L’après Couillard
Le soir de la défaite cinglante des libéraux dans Louis-Hébert, le regard perdu de Philippe Couillard en disait long sur l’ampleur du choc encaissé. Mercredi, la lecture de son discours après son remaniement ministériel raté semblait l’ennuyer lui-même.
Hier, en colère, il se fendait d’une tirade shakespearienne contre les médias qu’il juge trop critiques : « Vous voulez une livre de chair, un peu de sang sur la table ? […] Vous voulez avoir des drames humains, c’est ça qui vous excite un peu ? Vous voulez avoir de beaux articles là-dessus ? »
Quand un premier ministre blâme les médias pour ses propres erreurs de jugement, c’est que la bulle du pouvoir dans laquelle il flotte est dangereusement opaque.
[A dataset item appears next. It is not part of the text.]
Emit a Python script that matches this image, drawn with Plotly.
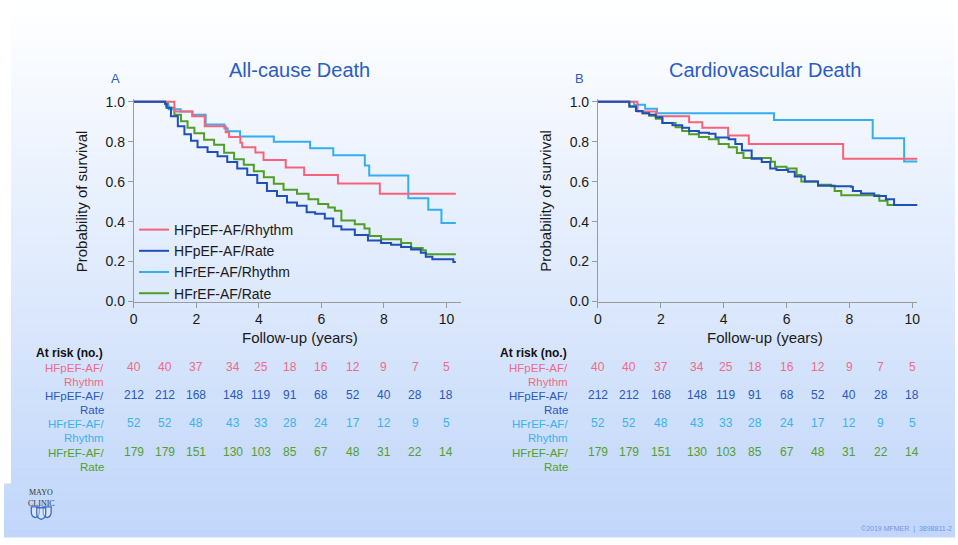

Peut-être ne voit-il pas non plus pourquoi quatre francophones sur cinq disent vouloir voter pour d’autres partis que le sien.
Si M. Couillard perdait les élections du 1er octobre 2018, parions que ses successeurs potentiels, dont Pierre Moreau, auront peu d’états d’âme quand viendra le temps de préparer la suite des choses.
Après presque 15 ans au gouvernement, l’usure du pouvoir rattrape certes les libéraux, mais la gouverne de M. Couillard y est aussi pour beaucoup. Il refuse d’en voir les effets délétères, également chez les plus vulnérables, mais ses trois ans d’austérité ont grandement affaibli les services publics.
GUÉGUERRES ENTÊTÉES
Selon le Conseil supérieur de l’éducation, notre système scolaire est aujourd’hui le plus inégalitaire au pays. En santé et services sociaux, son ministre Gaétan Barrette a carrément placé le système sous sa tutelle personnelle. Son autoritarisme centralisateur et la déshumanisation des soins qui en découlent sont un échec cuisant.
Et que dire de ses guéguerres entêtées contre toute critique, y compris contre le combat épique du personnel médical de Sainte-Justine, opposé à sa fusion forcée avec le CHUM ?
Sous le tandem Couillard-Barrette, les multiples augmentations de la rémunération des médecins sans résultats tangibles en échange sont un marché de dupes. Les deux hommes étant eux-mêmes médecins spécialistes, il s’en dégage un parfum gênant de conflit d’intérêts au détriment des autres postes budgétaires en santé et services sociaux.
L’ENSEMBLE DE L’OEUVRE
L’oeuvre de M. Couillard comprend aussi un fédéralisme plus inconditionnel que celui de Jean Charest. En matière d’éthique, il s’est montré incapable de se défaire des fantômes de son prédécesseur.
Sur les questions dites identitaires, les convictions du premier ministre rappellent étrangement celles de Pierre Elliott Trudeau. Par moments, on le sent presque honteux du Québec. Toujours prompt à voir de sombres relents d’intolérance et de repli sur soi, à l’instar de Trudeau père, il semble s’être donné la mission de protéger les Québécois contre eux-mêmes.
De fait, Philippe Couillard donne rarement l’impression d’aimer le Québec. On le voit d’ailleurs peu porté à en protéger le bien commun et sa différence nationale vitale au sein d’un bien beau pays, mais où il est de plus en plus minoritaire.
Talonnés par la CAQ, les libéraux réfléchissent-ils à l’après-Couillard ? Dans un tel contexte, ce serait déjà ça de pris.
La bulle du pouvoir dans laquelle le premier ministre flotte est dangereusement opaque.